The pump capacity at a certain speed is not much influenced by the differential pressure over the pump. There is a certain backflow from pump discharge to pump suction through the gaps between rotors and casing. The backflow depends mainly on viscosity and differential pressure. By speed variation a wide capacity range at full pressure head (differential pressure) can be provided, 10 to 120 percent of the nominal capacity is typical.
The achievable differential pressure is limited by the mechanical load on the rotor. Differential pressure of up to 100 bar in high viscous liquid service with up to 20 percent gas and good efficiency is standard today on
twin-screw pipeline transfer pumps. Special designed high pressure multiphase rotors also allow for pressure build up of 100 bar without influence on the rotor integrity in full gas service – but at high gas the efficiency will be limited. Rotors, designed for higher capacity are limited in pressure head due to the fact that the maximal allowable shaft power within one frame size remains constant over all available rotor designs.

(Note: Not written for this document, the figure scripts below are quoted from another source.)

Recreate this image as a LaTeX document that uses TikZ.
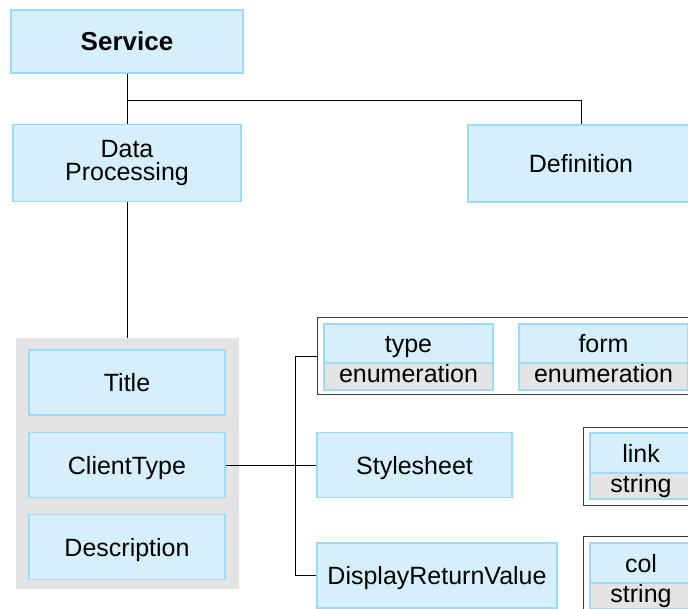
\documentclass[tikz,border=0pt]{standalone}
\usepackage{fontspec}
\setmainfont{Liberation Sans}
\definecolor{boxfill}{HTML}{D5F0FC}
\definecolor{boxline}{HTML}{9CDBF7}
\definecolor{panel}{HTML}{E4E4E4}
\definecolor{frameline}{HTML}{3A3A3A}
\begin{document}
\begin{tikzpicture}[x=1pt,y=-1pt,
  plainbox/.style={draw=boxline, fill=boxfill, line width=1.2pt, inner sep=0pt,
    font=\fontsize{25}{23.5}\selectfont, align=center},
  box/.style={plainbox, text height=18pt, text depth=0pt},
  typebox/.style={box, fill=panel, text depth=6pt},
  frame/.style={draw=frameline, fill=white, line width=1pt, inner sep=0pt},
  group/.style={fill=panel, inner sep=0pt},
  wire/.style={draw=black, line width=0.9pt}]
\useasboundingbox (0,0) rectangle (688,609);

% top level
\node[box, minimum width=232pt, minimum height=63pt,
      font=\fontsize{26}{23}\selectfont\bfseries] (service) at (127,41.5) {Service};
\node[plainbox, minimum width=228pt, minimum height=77pt] (dp) at (127,163) {Data\\Processing};
\node[box, minimum width=226pt, minimum height=77pt] (def) at (581,163.5) {Definition};
\coordinate (fork) at (127,100);
\draw[wire] (service.south) -- (fork) -| (def.north);
\draw[wire] (fork) -- (dp.north);

% grouped members of Data Processing
\node[group, minimum width=223pt, minimum height=251pt] (grp) at (127.5,463.5) {};
\draw[wire] (dp.south) -- (dp.south |- grp.north);
\node[box, minimum width=196pt, minimum height=65pt] (title) at (127,382.5) {Title};
\node[box, minimum width=196pt, minimum height=65pt] (ctype) at (127,465) {ClientType};
\node[box, minimum width=196pt, minimum height=65pt] (descr) at (127,547) {Description};

% attribute frames
\node[frame, minimum width=383pt, minimum height=77pt] (frameA) at (508.5,356.5) {};
\node[box, minimum width=169pt, minimum height=39pt] (typeN) at (408.5,343.5) {type};
\node[typebox, minimum width=169pt, minimum height=27pt] (typeT) at (408.5,376.5) {enumeration};
\node[box, minimum width=169pt, minimum height=39pt] (formN) at (603.5,343.5) {form};
\node[typebox, minimum width=169pt, minimum height=27pt] (formT) at (603.5,376.5) {enumeration};

\node[frame, minimum width=117pt, minimum height=78pt] (frameB) at (641.5,466) {};
\node[box, minimum width=102pt, minimum height=40pt] (linkN) at (641,453) {link};
\node[typebox, minimum width=102pt, minimum height=26pt] (linkT) at (641,486) {string};

\node[frame, minimum width=117pt, minimum height=80pt] (frameC) at (641.5,576) {};
\node[box, minimum width=102pt, minimum height=40pt] (colN) at (641,563) {col};
\node[typebox, minimum width=102pt, minimum height=26pt] (colT) at (641,596) {string};

% children of ClientType
\node[box, minimum width=195pt, minimum height=65pt] (style) at (414.5,465) {Stylesheet};
\node[box, minimum width=240pt, minimum height=65pt] (drv) at (437,575.5) {DisplayReturnValue};

\coordinate (busTop) at (295,356.5);
\coordinate (busBot) at (295,575.5);
\draw[wire] (ctype.east) -- (style.west);
\draw[wire] (busTop) -- (busBot);
\draw[wire] (busTop) -- (frameA.west);
\draw[wire] (busBot) -- (drv.west);
\end{tikzpicture}
\end{document}
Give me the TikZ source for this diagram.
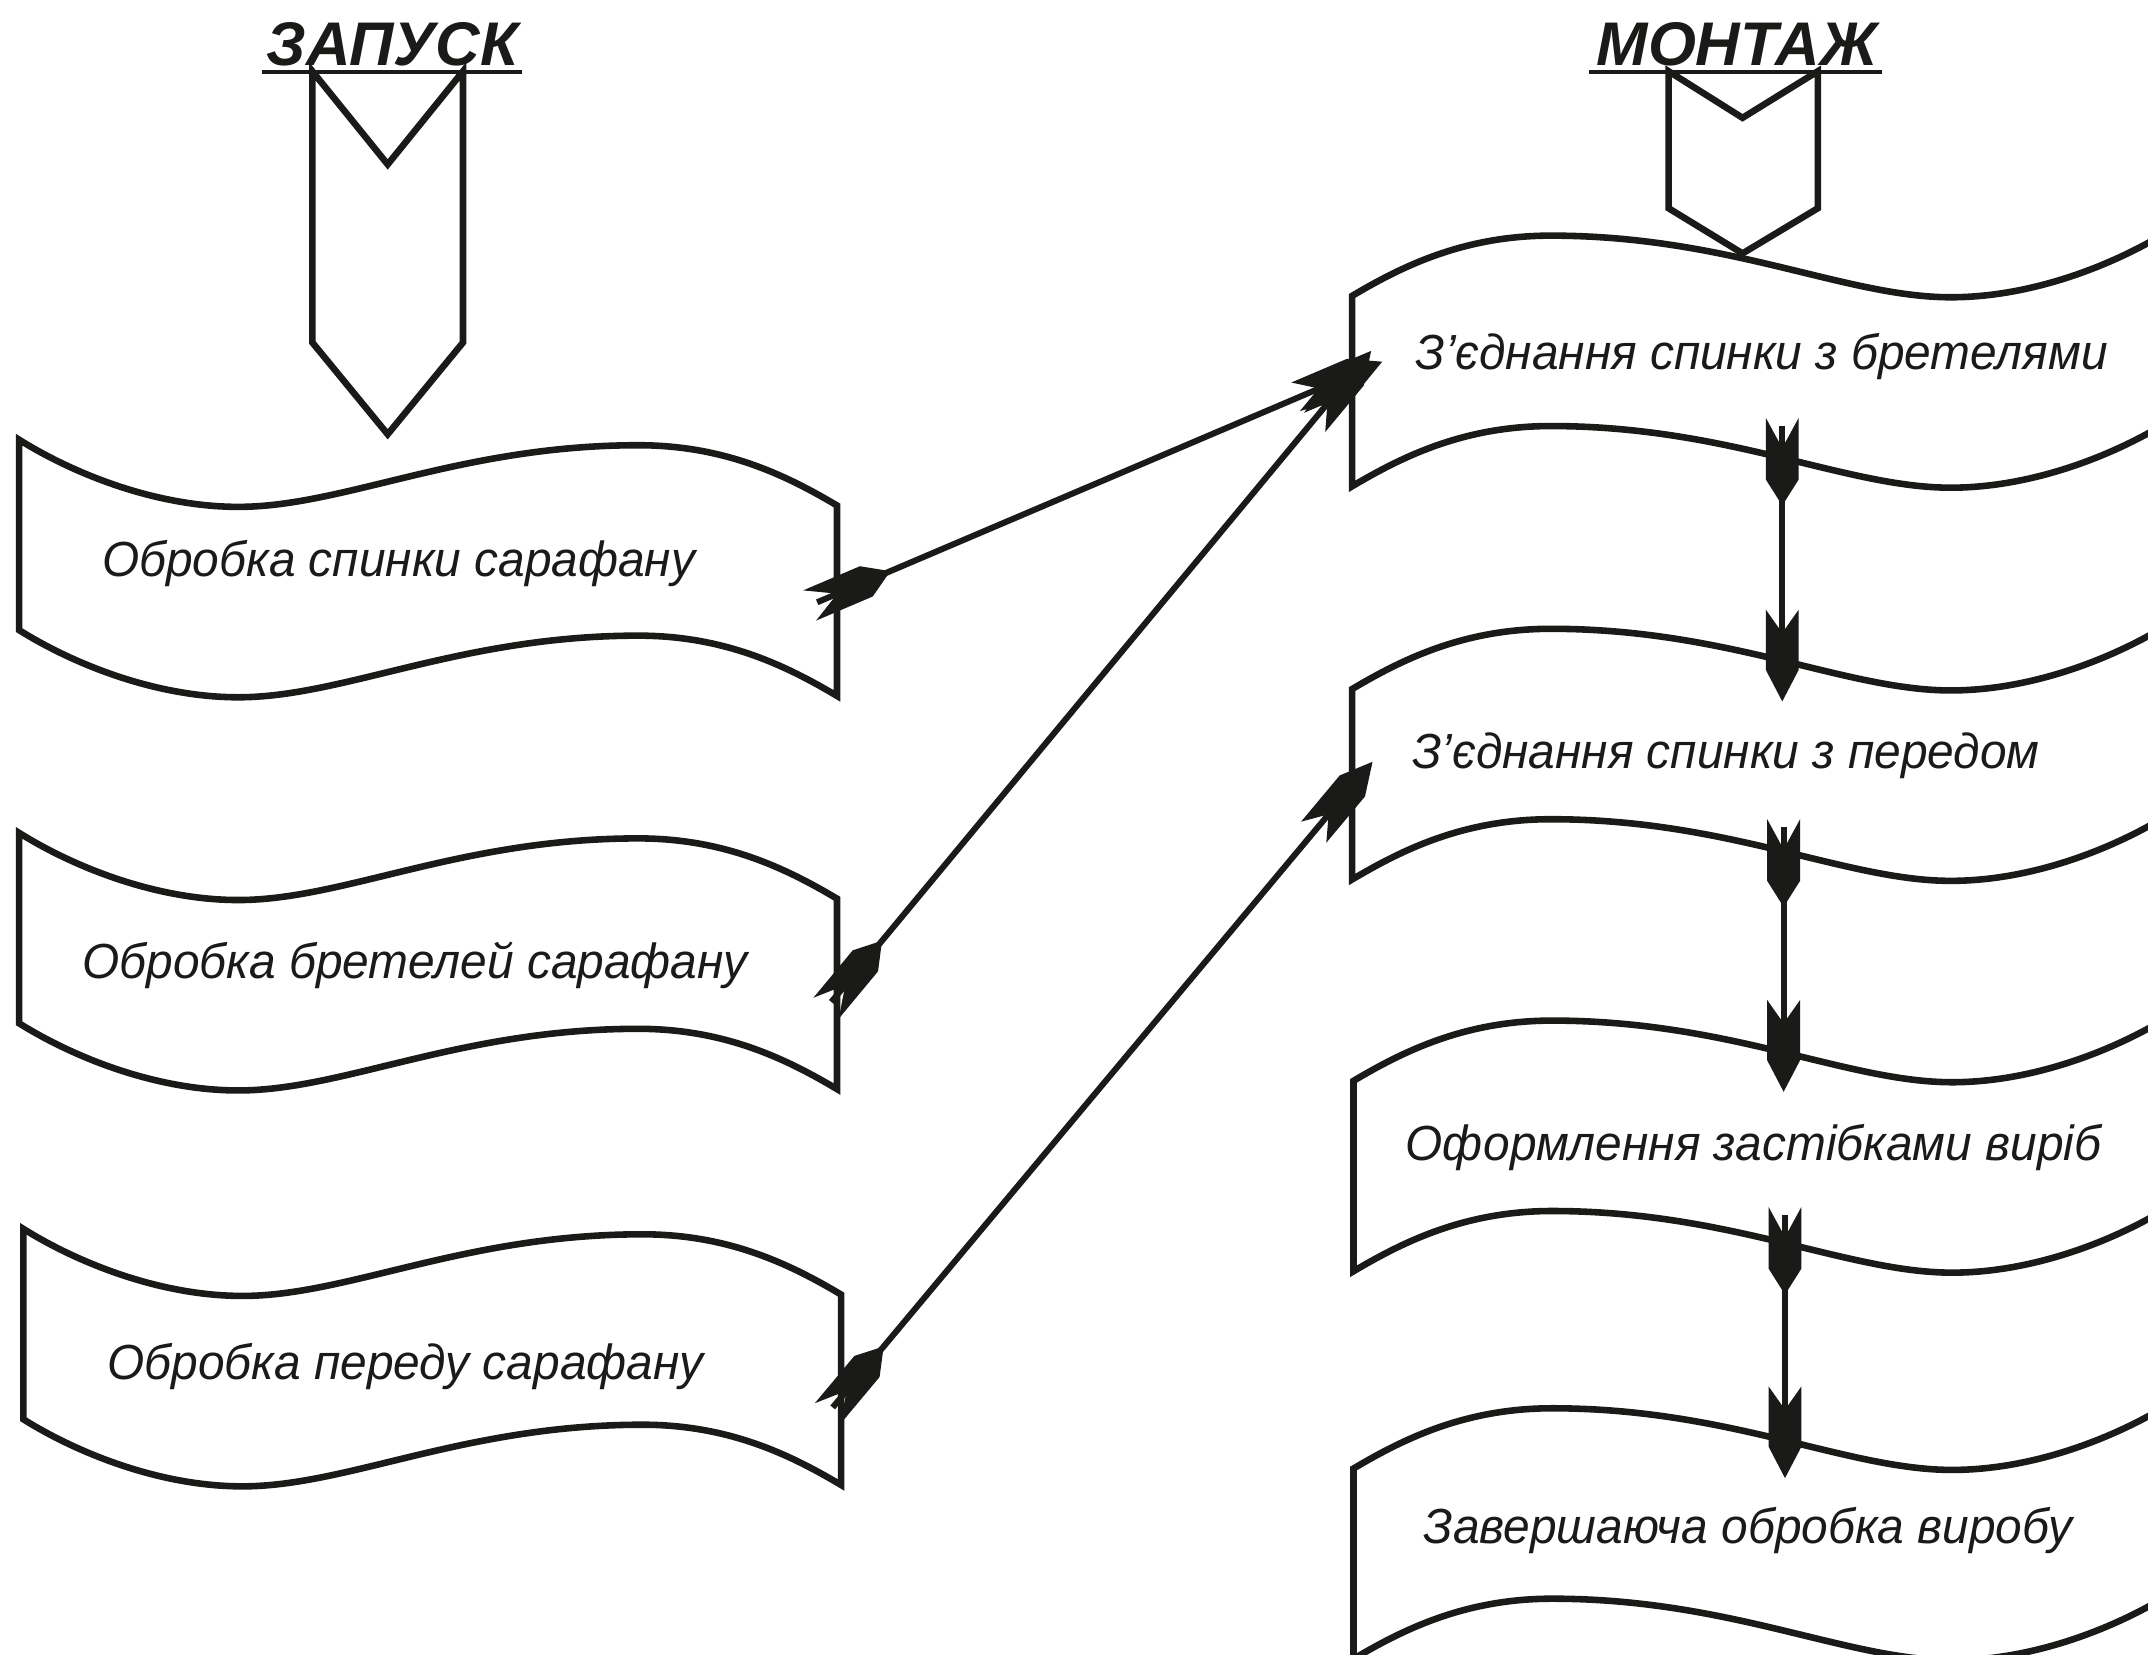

High Differential Pressure Booster Systems

For subsea applications more often very high boost pressures will be required to overcome the water depth while the wellhead pressures shall be reduced to its limits. Practically this will require multiphase pumps or gas tolerant liquid boosters being able to increase the production pressure from almost 0 bar up to 200 to 300 bar. The Bornemann solution is the installation of two or more multiphase pumps in series. The first is
controlling the system inlet pressure and providing a certain precompression. The second pump is controlling the outlet pressure of the first pump by speed variation – picking up the compressed volume flow at the outlet of the first stage MPP at the required pressure – and overcomes the remaining pipeline backpressure.
Each single pump is operating with a better efficiency and the total power consumption will be significant reduced. On a project in Abu Dhabi, the total power requirement could be reduced from 1 MW for the single
pump concept to 500 kW (2 x 250 kW) with the serial installation that was finally selected.